Bad Berleburg. Beim Konzert im Rahmen des Berleburger Literaturpflasters zeigen die drei Musiker ihr virtuoses Können – und das sogar ohne langes Zusammenspiel.
Zum Glück ist die Virtuosität grenzenlos – diese Erkenntnis gilt zwar nicht erst seit Montagabend, doch dort hat sie sich nochmal verfestigt. Zumindest bei jenen Menschen, die das Glück hatten, in der Schalterhalle der Sparkasse in Bad Berleburg einen Platz ergattert zu haben.
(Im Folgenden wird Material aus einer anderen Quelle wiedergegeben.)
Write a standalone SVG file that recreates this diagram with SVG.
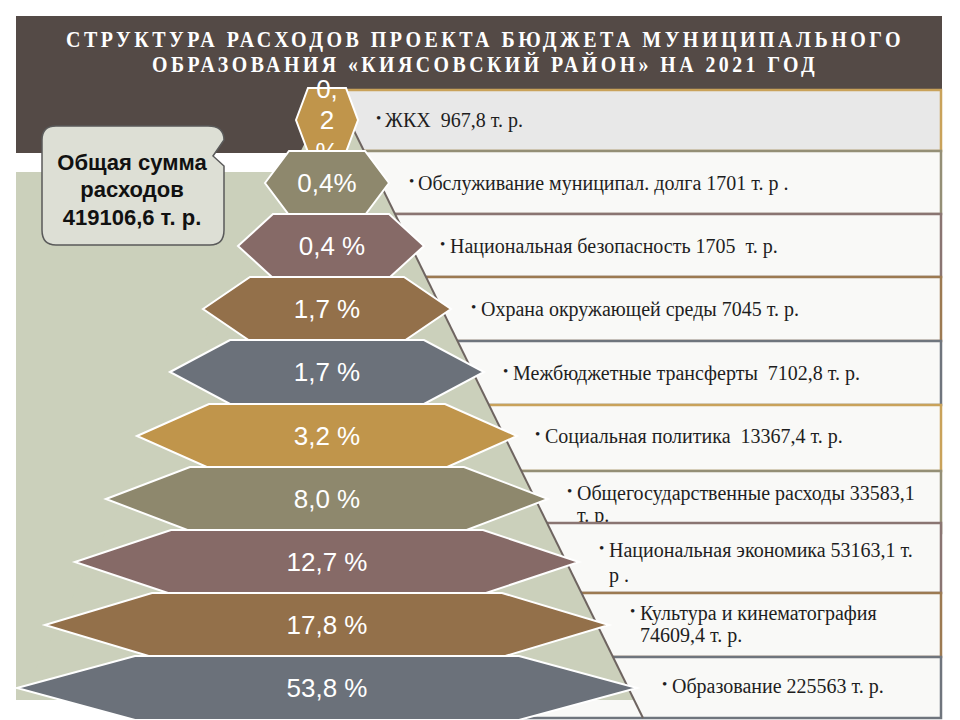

Das Konzert „Northern Lights & Balkan Beats“ der Veranstaltergemeinschaft des 26. Berleburger Literaturpflasters sorgte für eine musikalische Konstellation der Extra-Klasse.
Pianist Ulrich van der Schoor und Tubist Attila Benkö – bekannt als Solisten sowie als eingespieltes Duo des Ensembles Tuba Libre – begründeten auf der eigens konzipierten Bühne zusammen mit der norwegischen Violinistin Ragnhild Hemsing eine musikalische Kooperation aus Folk, Klassik und Jazz. Der besondere Reiz des Abends lag neben den ursprünglichen Einflüssen der Stücke aus Norwegen, Südosteuropa und Südamerika gleichzeitig auf den genuinen Hintergründen der Künstler:
Hemsing kann Klassik und Folk
Van der Schoor kombinierte seine Piano-Klänge teilweise mit welligen Synthesizer-Sätzen, was generell im Zusammenspiel mit der mal sanft, mal tief brummenden Tuba von Benkö sehr einstudiert wirkte. Natürlich musiziert das Ensemble seit zwei Jahren zusammen, doch stieß Hemsing erst am vergangenen Freitag, also fünf Tage vor dem Konzert in der Sparkasse, dazu. Diese kurze Vorbereitungszeit erforderte also große improvisatorische Klasse, zumal Hemsing musikalisch sehr variabel ist.
Die heute 31-jährige, gebürtige Norwegerin lernte bereits im Alter von fünf Jahren Violine und das norwegische Traditionsinstrument „Hardingfele“ (deutsch: Hardangerfiedel), so dass ihre Klangfarbe neben dem klassischen eben auch jenen traditionellen Folk-Charakter besitzt. Im ersten Solo Hemsings, den Hardangerfiedel I, wurde dieser deutlich, da die Künstlerin strahlte und, wie im Folk üblich, mit den Füßen wechselnd den Takt wippte.
Im Trio folgte mit Georg Breinschmids Schnabulescu Bandini der erste Auftritt als Trio, bei dem Benkös kurze Spitztöne mit van der Schoors und Hemsings Klängen wie eh und je verbandelt wirkten.
Tuba Libre verzaubern den Gast
Immer wieder virtuos bauten Tuba Libre zwischendurch musikalische Brücken, wie bei „Variations on Gula Gula“ von Marie Boine, das die außergewöhnliche Mischung aus Piano, Synthesizer und Tuba sehr melancholisch bündelte. Gerade an Stellen wie dieser zeigte sich auch die Magie der Virtuosität unter Virtuosen: Wie auch nach der schwedischen Ballade Sang til Lotta (diesmal Sang til Ragnhild) schaute die fast durchweg strahlende Hemsing mit glänzenden Augen fast gedankenverloren in die Ferne. Das mal sanfte, mal raue Zusammenspiel aus Tuba und Piano verzauberte scheinbar nicht nur das Publikum.
Die beiden Höhepunkte des Abends inszenierte das Trio einmal bei Edvard Griegs „Peer Gynt Suite“ und zum Ende bei den Eastern Folk Dances von Etienne Crausaz. War das erste Stück des Norwegers bestimmt durch sprunghafte und zarte Töne – Hemsing zupfte ihre Violine zeitweise –, entwickelte das sich langsam aufbauende Tempo des für eine ungarische Hochzeitsgesellschaft gedachte Stück die geballte Energie des musikalischen Dreigestirns.
Zwischendurch unterhielt Benkö mit Tuba-Solis und im Zusammenspiel mit dem „trockenen Humor“ seines Tuba-Libre-Partners van der Schoor das Publikum, was durchaus auflockerte und vermutlich auch dem improvisatorischen Abend den zwanghaften Charakter nahm. Denn dass dieses neu konzipierte musikalische Abenteuer auch tatsächlich auf diese famose Art und Weise glückte, war dem Können dreier außergewöhnlicher Künstler zu verdanken – Virtuosen auf ihrem (musikalischen) Gebiet und darüber hinaus.